An Interview with Fran Forman

Fran Forman is an exhibiting artist in Imminent Existence, Photolucida‘s Critical Mass TOP 50 (2022). On view at the PCNW gallery March 30 – June 4, 2023.

Fran Forman (b. 1945, Baltimore, MD; lives in Watertown, MA)

Green Room, 2020

Archival pigment print

Edition 2 of 5

Image 15 x 13 inches, framed to 21 x 20 inches

$1225 (for purchase inquiry, please contact Erin at

Please tell us about yourself and which part of the world you currently reside.

I live in New England and have been here since I left my hometown, Baltimore, for college.

When did you first discover your love of photography?
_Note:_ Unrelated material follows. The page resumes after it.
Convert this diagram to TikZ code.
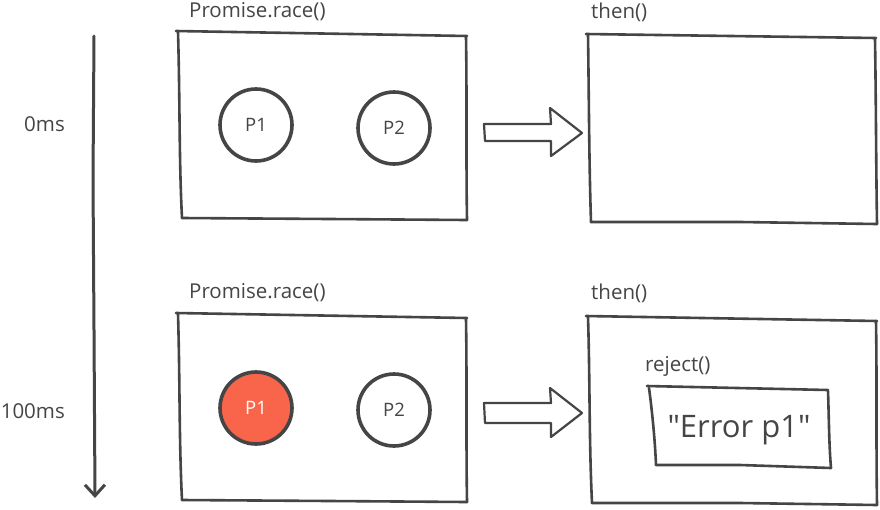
\documentclass[tikz,border=0pt]{standalone}
\usepackage{fontspec}
\setmainfont{Open Sans}
\newfontfamily\errfont{Open Sans}
\usetikzlibrary{arrows.meta}
\definecolor{ink}{HTML}{454545}
\definecolor{redp}{HTML}{F9654A}
\tikzset{
  sk/.style={draw=ink, line width=2.6pt, line cap=round, line join=round},
  circ/.style={circle, draw=ink, line width=3.6pt, minimum size=72pt, inner sep=0pt, text=ink, font=\fontsize{18.5}{21}\selectfont},
  lbl/.style={text=ink, font=\fontsize{20.5}{23}\selectfont, inner sep=0pt},
}
\begin{document}
\begin{tikzpicture}[x=1pt,y=-1pt]
\useasboundingbox (0,0) rectangle (880,509);
\fill[white] (0,0) rectangle (880,509);

% timeline
\draw[sk, line width=3pt, -{Straight Barb[length=11pt,width=20pt,line width=3pt]}] (94,36) -- (93,180) -- (94,330) -- (95,498);
\node[lbl, anchor=east] (t0) at (65,124) {0ms};
\node[lbl, anchor=east] (t1) at (65,411) {100ms};

% top left box
\node[lbl, anchor=west] (l1) at (189,12) {Promise.race()};
\draw[sk] (176,31) -- (467,36);
\draw[sk] (178,32) .. controls (180,100) and (179,160) .. (182,218);
\draw[sk] (182,218) -- (330,219) -- (467,220);
\draw[sk] (466,37) .. controls (467,100) and (466,160) .. (467,220);
\node[circ] (p1a) at (256,125) {P1};
\node[circ] (p2a) at (394,128) {P2};

% top right box
\node[lbl, anchor=west] (l2) at (591,12) {then()};
\draw[sk] (586,34) -- (876,38);
\draw[sk] (588,35) .. controls (589,100) and (589,160) .. (591,222);
\draw[sk] (591,222) -- (740,222) -- (877,224);
\draw[sk] (875,39) .. controls (876,100) and (876,160) .. (877,224);

% arrow top
\draw[sk, line width=2.2pt] (484,124) -- (551,124) -- (550,108) -- (582,133) -- (551,156) -- (551,141) -- (485,141) -- cycle;

% bottom left box
\node[lbl, anchor=west] (l3) at (189,293) {Promise.race()};
\draw[sk] (176,313) -- (467,318);
\draw[sk] (178,314) .. controls (180,380) and (179,440) .. (182,500);
\draw[sk] (182,500) -- (330,501) -- (467,502);
\draw[sk] (466,319) .. controls (467,380) and (466,440) .. (467,502);
\node[circ, fill=redp, text=white] (p1b) at (256,408) {P1};
\node[circ] (p2b) at (394,410) {P2};

% bottom right box
\node[lbl, anchor=west] (l4) at (591,293) {then()};
\draw[sk] (586,316) -- (877,321);
\draw[sk] (588,317) .. controls (590,380) and (589,440) .. (592,503);
\draw[sk] (592,503) -- (740,503) -- (877,505);
\draw[sk] (876,322) .. controls (877,380) and (876,440) .. (877,505);

% arrow bottom
\draw[sk, line width=2.2pt] (484,403) -- (551,403) -- (550,388) -- (582,413) -- (551,437) -- (551,423) -- (485,423) -- cycle;

% inner reject box
\node[lbl, anchor=west] (l5) at (645,366) {reject()};
\draw[sk] (647,386) -- (828,390);
\draw[sk] (649,388) .. controls (652,410) and (655,440) .. (656,465);
\draw[sk] (656,465) -- (740,465) -- (831,468);
\draw[sk] (828,391) .. controls (829,420) and (829,445) .. (831,468);
\node[text=ink, font=\errfont\fontsize{31}{35}\selectfont, inner sep=0pt] (err) at (739,430) {"Error p1"};
\end{tikzpicture}
\end{document}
I fell in love with photography in the 1970s. I had always drawn and painted, but I felt I could express myself so much better by creating images with a camera. In fact, I was more interested in ‘making’ pictures than taking them.  I had been a psychiatric social worker and was on my way to getting an MFA in graphic design, but photography became my passion.

Please tell us about the individual piece that was selected to be included in this exhibit. Also, tell us a bit about the body of work that this is from.

The image, Green Room, is part of an on-going series (and in the works to be a book published by a Northwest publisher!) called ’The Color of Silence’. As a former therapist, I’ve long explored the elusive realm of our dreams, fears and internal conflicts. This series mines the strata of global and personal strains that have plagued us in recent years.

Is it your intention to have your artwork bring attention to any current social issues? 

I’ve long been interested in relationships and connections, and this series I believe calls attention to our fractured relationships, exacerbated over the past decade and magnified during the time of Covid.

Who / what are your biggest influences?

I pay homage to a number of artists, in particular the following:  Caravaggio’s emotional use of light and shadow; Vermeer’s exquisite paintings of solitary figures within interior spaces; the patterns of light and shadow in interior spaces in the paintings of Wilhelm Hammerschøi; the color, patterns of light and depition of loneliness in Edward Hopper’s work; the metaphors of Andrew Wyeth’s use of windows and doors; and contemporary cinematographers, too numerous to name.

“Behind the Lens” – Do you have any interesting or funny facts about the creation of your piece?

This piece, as in all my work, is a photomontage that melds continents and worlds apart. The green room was shot on a tiny island in western Norway, where I attended an artist residency some years ago. (The room is in a building on the former site of a Christian monastery.) The seated figure was shot in a studio in Massachusetts more recently. I thought her expression and position in the room perfectly offset the mystery of the mysterious woman lounging on the sofa. One has to wonder…what is the relationship, if any, between these two figures?